Here’s what I told them:
1. Although their students came into the university with strong writing skills in terms of both mechanics and argumentation, in a sense, high school taught them only the first way they will communicate.
2. Writing for people who you pay to read your writing (your teacher) is a quite different exercise from writing for people that you want to pay YOU for your skill and for your ideas.
3. Media-style writing is a VERY challenging task with 3 parts:
- Writing with only enough frill to engage. If you are writing such that your reader thinks “Wow! That’s great writing.” You have overdone it.

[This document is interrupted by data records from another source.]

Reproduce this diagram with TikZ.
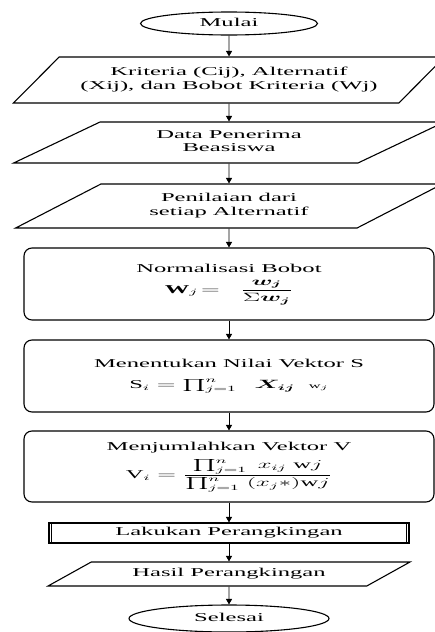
\documentclass[tikz,border=0pt]{standalone}
\usepackage{amsmath,amssymb}
\usepackage{fontspec}
\setmainfont{Liberation Serif}
\usepackage{graphicx}
\usepackage{tikz}
\usetikzlibrary{shapes.geometric,arrows.meta}
% node texts of the scan are wide, so stretch them sideways
\newcommand{\wide}[1]{\scalebox{2.05}[1]{\begin{tabular}{@{}c@{}}#1\end{tabular}}}

\begin{document}
\begin{tikzpicture}[x=1pt,y=-1pt,font=\fontsize{12}{13.5}\selectfont,>={Triangle[length=5.5pt,width=6pt]},
  every node/.style={draw,line width=1.1pt,inner sep=0pt,align=center},
  terminal/.style={ellipse},
  io/.style={trapezium,trapezium stretches=true},
  proc/.style={rounded corners=8pt,minimum width=410pt,minimum height=72pt}]
  \useasboundingbox (0,0) rectangle (434,632);
  \node[terminal,minimum width=177pt,minimum height=23pt] (mulai) at (229,23.5) {\wide{Mulai}};
  \node[io,trapezium left angle=34,trapezium right angle=146,minimum width=433pt,minimum height=46pt] (input) at (229,80) {\wide{Kriteria (Cij), Alternatif\\(Xij), dan Bobot Kriteria (Wj)}};
  \node[io,trapezium left angle=29,trapezium right angle=151,minimum width=432pt,minimum height=41pt] (data) at (229,142.5) {\wide{Data Penerima\\Beasiswa}};
  \node[io,trapezium left angle=27,trapezium right angle=153,minimum width=427pt,minimum height=44pt] (nilai) at (229,206) {\wide{Penilaian dari\\setiap Alternatif}};
  \node[proc] (norm) at (229,284) {\wide{Normalisasi Bobot\\[3pt] $\mathbf{W}_j\!=\;\;\dfrac{\boldsymbol{w_j}}{\Sigma\boldsymbol{w_j}}$}};
  \node[proc] (vs) at (229,376) {\wide{Menentukan Nilai Vektor S\\[7pt] $\mathrm{S}_i = \prod_{j=1}^{n}\;\;\boldsymbol{X_{ij}}\;\;{\scriptstyle\mathrm{w}_j}$}};
  \node[proc,minimum height=71pt] (vv) at (229,466.5) {\wide{Menjumlahkan Vektor V\\[5pt] $\mathrm{V}_i = \dfrac{\textstyle\prod_{j=1}^{n}\; x_{ij}\;\mathrm{w}j}{\textstyle\prod_{j=1}^{n}\;(x_j *)\mathrm{w}j}$}};
  \node[minimum width=360pt,minimum height=20pt] (urut) at (229,533) {\wide{Lakukan Perangkingan}};
  \draw[line width=1.1pt] ([xshift=3pt]urut.north west)--([xshift=3pt]urut.south west);
  \draw[line width=1.1pt] ([xshift=-3pt]urut.north east)--([xshift=-3pt]urut.south east);
  \node[io,trapezium left angle=24,trapezium right angle=156,minimum width=362pt,minimum height=24pt] (hasil) at (229,574) {\wide{Hasil Perangkingan}};
  \node[terminal,minimum width=200pt,minimum height=27pt] (selesai) at (229,618.5) {\wide{Selesai}};
  \draw[->,line width=0.9pt] (mulai)--(input); \draw[->,line width=0.9pt] (input)--(data);
  \draw[->,line width=0.9pt] (data)--(nilai); \draw[->,line width=0.9pt] (nilai)--(norm);
  \draw[->,line width=0.9pt] (norm)--(vs); \draw[->,line width=0.9pt] (vs)--(vv);
  \draw[->,line width=0.9pt] (vv)--(urut); \draw[->,line width=0.9pt] (urut)--(hasil);
  \draw[->,line width=0.9pt] (hasil)--(selesai);
\end{tikzpicture}
\end{document}
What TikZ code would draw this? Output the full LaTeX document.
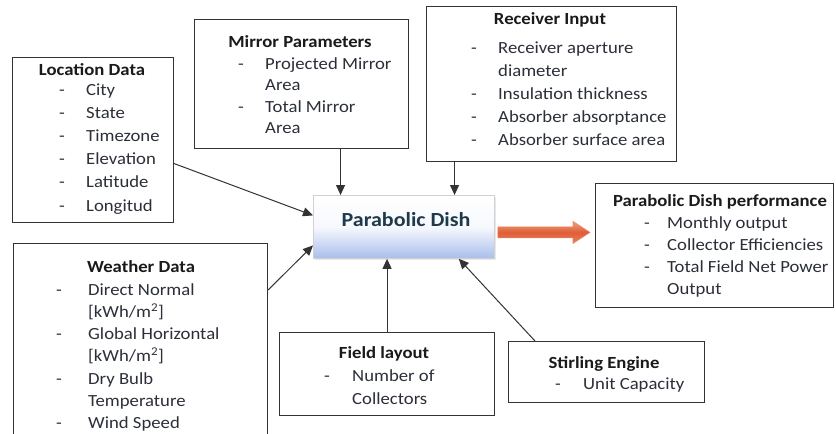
\documentclass[tikz,border=0pt]{standalone}
\usepackage{fontspec}
\setmainfont[FakeStretch=1.1]{Carlito}
\usetikzlibrary{arrows.meta,calc,shadows}

\definecolor{frame}{HTML}{333333}
\definecolor{ink}{HTML}{2B2F38}
\definecolor{head}{HTML}{1A1A1A}
\definecolor{dishink}{HTML}{1F3A4A}
\definecolor{dishblue}{HTML}{A9BEEB}
\definecolor{arrTop}{HTML}{F2A07A}
\definecolor{arrMid}{HTML}{DE5E38}
\definecolor{arrBot}{HTML}{E9805A}
\definecolor{arrEdge}{HTML}{E58A66}

\newcommand\dsh[1][27pt]{\makebox[#1][l]{-}}
\newcommand\cnt[1][27pt]{\hspace*{#1}}

% one list line per node, baselines spaced evenly
\newcommand\putlist[5]{%
  \foreach \t [count=\i] in {#5} {%
    \node[itm] (#1-\i) at (#2,{#3+(\i-1)*#4}) {\t};
  }%
}

\begin{document}
\begin{tikzpicture}[x=1pt,y=-1pt,
  panel/.style={draw=frame,line width=1.1pt,fill=white,rectangle,
    anchor=north west,inner sep=0pt},
  ttl/.style={font=\fontsize{17}{20}\selectfont\bfseries,text=head,
    anchor=base,inner sep=0pt},
  itm/.style={font=\fontsize{17}{20}\selectfont,text=ink,
    anchor=base west,inner sep=0pt},
  conn/.style={draw=frame,line width=1pt,-{Triangle[length=10pt,width=9pt]}}]

\clip (0,0) rectangle (836,434);
\fill[white] (0,0) rectangle (836,434);

% ---------- boxes ----------
\node[panel,minimum width=161pt,minimum height=165pt] (loc) at (12,57) {};
\node[panel,minimum width=214pt,minimum height=129pt] (mir) at (194,19) {};
\node[panel,minimum width=250pt,minimum height=155pt] (rec) at (426,6) {};
\node[panel,minimum width=238pt,minimum height=124pt] (perf) at (595,183) {};
\node[panel,minimum width=254pt,minimum height=205pt] (wea) at (13,243) {};
\node[panel,minimum width=215pt,minimum height=83pt] (fld) at (279,332) {};
\node[panel,minimum width=196pt,minimum height=61pt] (stir) at (508,341) {};

% central block
\node[rectangle,anchor=north west,minimum width=181pt,minimum height=63pt,
  inner sep=0pt,draw=black!18,line width=0.8pt,
  top color=white,bottom color=dishblue,middle color=white!90!dishblue,
  drop shadow={opacity=0.18,shadow xshift=1.5pt,shadow yshift=-1.5pt}]
  (dish) at (313,195) {};
\node[font=\fontsize{20}{24}\selectfont\bfseries,text=dishink,anchor=base,
  inner sep=0pt] (dishT) at (406,226) {Parabolic Dish};

% ---------- texts ----------
\node[ttl] (locT) at (92,75) {Location Data};
\putlist{loc}{59}{95}{23.2}{\dsh[27pt]City,\dsh[27pt]State,\dsh[27pt]Timezone,
  \dsh[27pt]Elevation,\dsh[27pt]Latitude,\dsh[27pt]Longitud}

\node[ttl] (mirT) at (300,47) {Mirror Parameters};
\putlist{mir}{238}{69}{21.5}{\dsh Projected Mirror,\cnt Area,
  \dsh Total Mirror,\cnt Area}

\node[ttl] (recT) at (550,24) {Receiver Input};
\putlist{rec}{471}{53}{23.2}{\dsh Receiver aperture,\cnt diameter,
  \dsh Insulation thickness,\dsh Absorber absorptance,
  \dsh Absorber surface area}

\node[ttl] (perfT) at (720,206) {Parabolic Dish performance};
\putlist{perf}{644}{228}{22.2}{\dsh[23pt]Monthly output,
  \dsh[23pt]Collector Efficiencies,\dsh[23pt]Total Field Net Power,
  \cnt[23pt]Output}

\node[ttl] (weaT) at (141,272) {Weather Data};
\putlist{wea}{56}{295}{22.3}{\dsh[32pt]Direct Normal,
  \cnt[32pt]\relax[kWh/m\textsuperscript{2}],
  \dsh[32pt]Global Horizontal,\cnt[32pt]\relax[kWh/m\textsuperscript{2}],
  \dsh[32pt]Dry Bulb,\cnt[32pt]Temperature,\dsh[32pt]Wind Speed}

\node[ttl] (fldT) at (384,358) {Field layout};
\putlist{fld}{324}{381}{23}{\dsh[28pt]Number of,\cnt[28pt]Collectors}

\node[ttl] (stirT) at (604,368) {Stirling Engine};
\putlist{stir}{555}{389}{23}{\dsh[28pt]Unit Capacity}

% ---------- connectors ----------
\draw[conn] ([xshift=39pt]mir.south) -- ([xshift=39pt]mir.south |- dish.north);
\draw[conn] ([xshift=-97pt]rec.south) -- ([xshift=-97pt]rec.south |- dish.north);
\draw[conn] (fld.north) -- (fld.north |- dish.south);
\draw[conn] ([xshift=27pt]stir.north west) -- ([xshift=-36pt]dish.south east);
\draw[conn] ([yshift=-23.5pt]loc.east) -- ([yshift=11.5pt]dish.west);
\draw[conn] ([yshift=-47pt]wea.north east) -- ([yshift=-18.5pt]dish.west);

% output arrow
\shadedraw[top color=arrTop,bottom color=arrBot,middle color=arrMid,
  draw=arrEdge,line width=0.6pt]
  let \p1=([xshift=3pt,yshift=-5.5pt]dish.east),
      \p2=([xshift=-5pt,yshift=-5.5pt]perf.west |- dish.east) in
  (\x1,\y1+5.5pt) -- (\x2-17pt,\y1+5.5pt) -- (\x2-17pt,\y1+11pt) -- (\x2,\y1)
  -- (\x2-17pt,\y1-11pt) -- (\x2-17pt,\y1-5.5pt) -- (\x1,\y1-5.5pt) -- cycle;

\end{tikzpicture}
\end{document}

- Getting information from confusing or poorly organized live sources like speeches and interview
- Writing on tight deadlines.
4. If you are able to do all three, and do them well, you are well on your way to being very valuable, not just in the marketplace, but as a citizen and a friend. Those who communicate the best are often the most influential in society.
When I started graduate school, the professor I met first told me that because I had been a media writer (I am a recovering newspaper reporter), graduate school and everything else was going to be easier for me. I have never regretted being able to write well and quickly, and I love passing this skill on to my own students.